WRITTEN EXERCISE:
Search the records below for the word "this". Pull out each line that has it.

SOURCE MATERIAL:
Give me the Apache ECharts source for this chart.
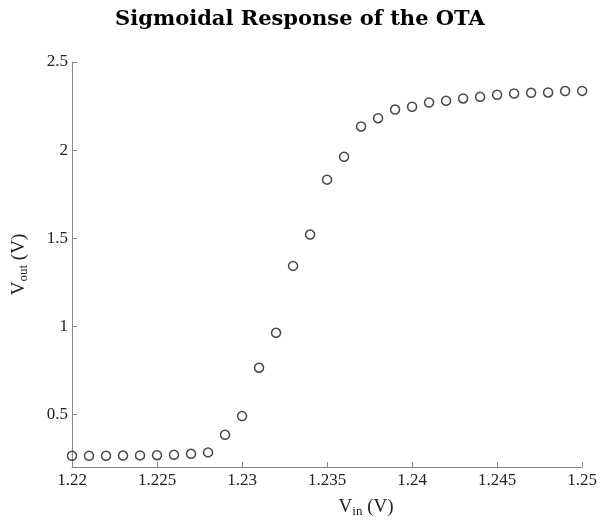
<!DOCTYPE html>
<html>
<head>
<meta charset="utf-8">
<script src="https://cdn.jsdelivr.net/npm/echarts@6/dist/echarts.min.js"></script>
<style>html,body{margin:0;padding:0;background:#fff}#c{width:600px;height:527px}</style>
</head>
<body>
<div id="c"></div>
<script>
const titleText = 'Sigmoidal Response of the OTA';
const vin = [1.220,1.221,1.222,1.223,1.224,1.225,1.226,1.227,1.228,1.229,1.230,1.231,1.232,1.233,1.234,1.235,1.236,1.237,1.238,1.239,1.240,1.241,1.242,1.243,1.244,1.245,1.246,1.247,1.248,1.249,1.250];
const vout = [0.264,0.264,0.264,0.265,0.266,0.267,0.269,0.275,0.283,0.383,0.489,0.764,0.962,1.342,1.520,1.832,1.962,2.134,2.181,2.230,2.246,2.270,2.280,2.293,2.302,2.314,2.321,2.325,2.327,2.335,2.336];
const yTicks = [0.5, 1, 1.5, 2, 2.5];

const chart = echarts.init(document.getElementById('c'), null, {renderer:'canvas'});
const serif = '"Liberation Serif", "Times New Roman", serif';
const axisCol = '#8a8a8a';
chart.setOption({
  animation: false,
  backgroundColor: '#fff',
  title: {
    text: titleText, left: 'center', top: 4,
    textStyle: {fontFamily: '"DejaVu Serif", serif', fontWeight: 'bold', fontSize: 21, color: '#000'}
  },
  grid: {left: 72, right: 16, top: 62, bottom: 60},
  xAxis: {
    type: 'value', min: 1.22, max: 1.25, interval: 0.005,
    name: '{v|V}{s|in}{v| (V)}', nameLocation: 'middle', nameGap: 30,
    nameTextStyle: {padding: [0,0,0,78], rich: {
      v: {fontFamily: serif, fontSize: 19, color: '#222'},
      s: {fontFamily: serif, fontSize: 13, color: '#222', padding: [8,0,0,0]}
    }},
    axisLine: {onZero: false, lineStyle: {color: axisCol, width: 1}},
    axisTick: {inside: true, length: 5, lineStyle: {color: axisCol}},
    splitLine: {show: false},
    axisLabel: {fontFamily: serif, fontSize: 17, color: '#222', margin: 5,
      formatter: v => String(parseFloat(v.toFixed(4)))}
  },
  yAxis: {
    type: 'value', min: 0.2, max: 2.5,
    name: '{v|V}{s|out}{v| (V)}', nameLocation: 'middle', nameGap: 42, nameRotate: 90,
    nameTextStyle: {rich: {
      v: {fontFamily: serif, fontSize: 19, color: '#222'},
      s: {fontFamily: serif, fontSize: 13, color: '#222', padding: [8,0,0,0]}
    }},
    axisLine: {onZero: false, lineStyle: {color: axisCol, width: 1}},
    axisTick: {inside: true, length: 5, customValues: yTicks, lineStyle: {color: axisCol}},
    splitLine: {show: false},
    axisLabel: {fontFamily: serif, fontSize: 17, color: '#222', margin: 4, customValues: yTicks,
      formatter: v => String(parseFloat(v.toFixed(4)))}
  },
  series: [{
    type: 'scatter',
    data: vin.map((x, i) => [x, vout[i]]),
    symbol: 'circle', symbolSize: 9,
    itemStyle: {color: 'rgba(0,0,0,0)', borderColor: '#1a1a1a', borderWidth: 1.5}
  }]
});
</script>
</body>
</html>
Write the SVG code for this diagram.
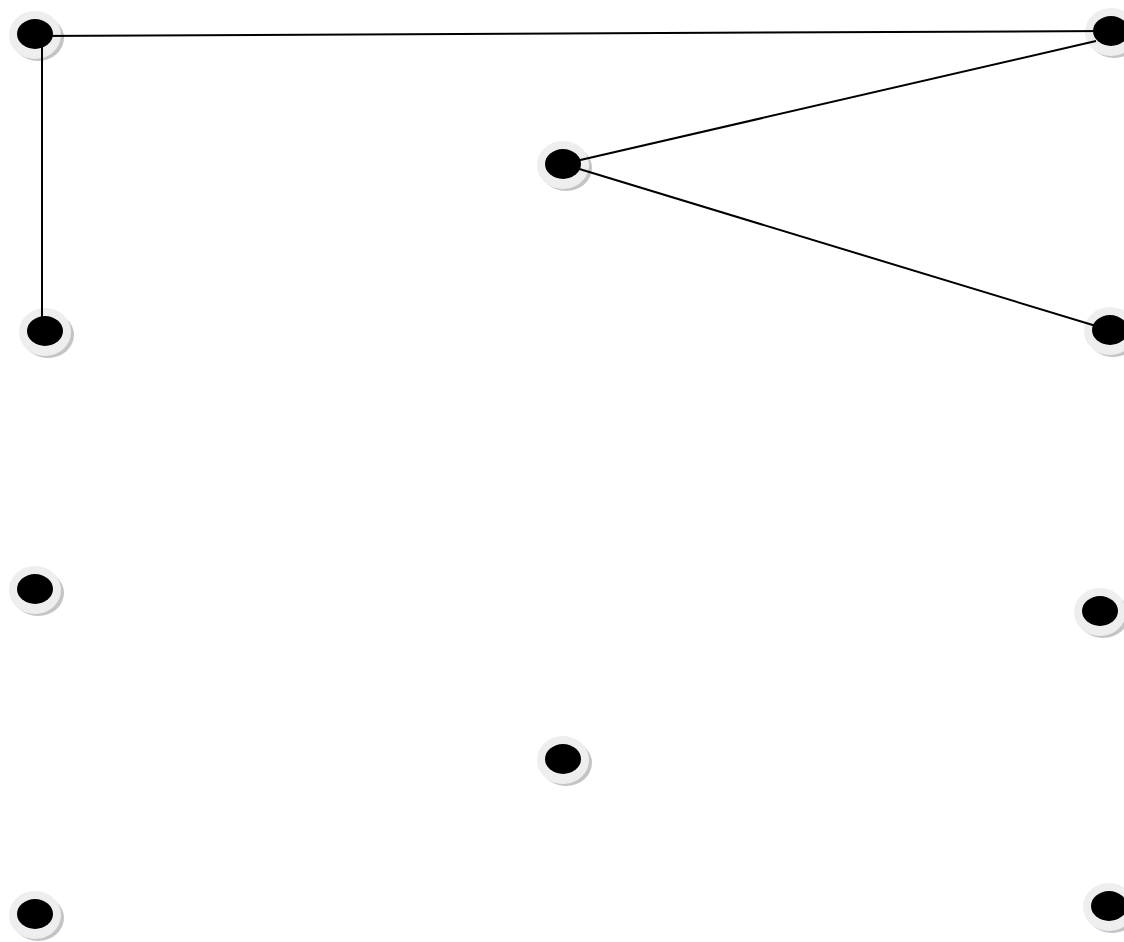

FINISHED ANSWER:
Give me the Apache ECharts source for this chart.
Write the SVG code for this diagram.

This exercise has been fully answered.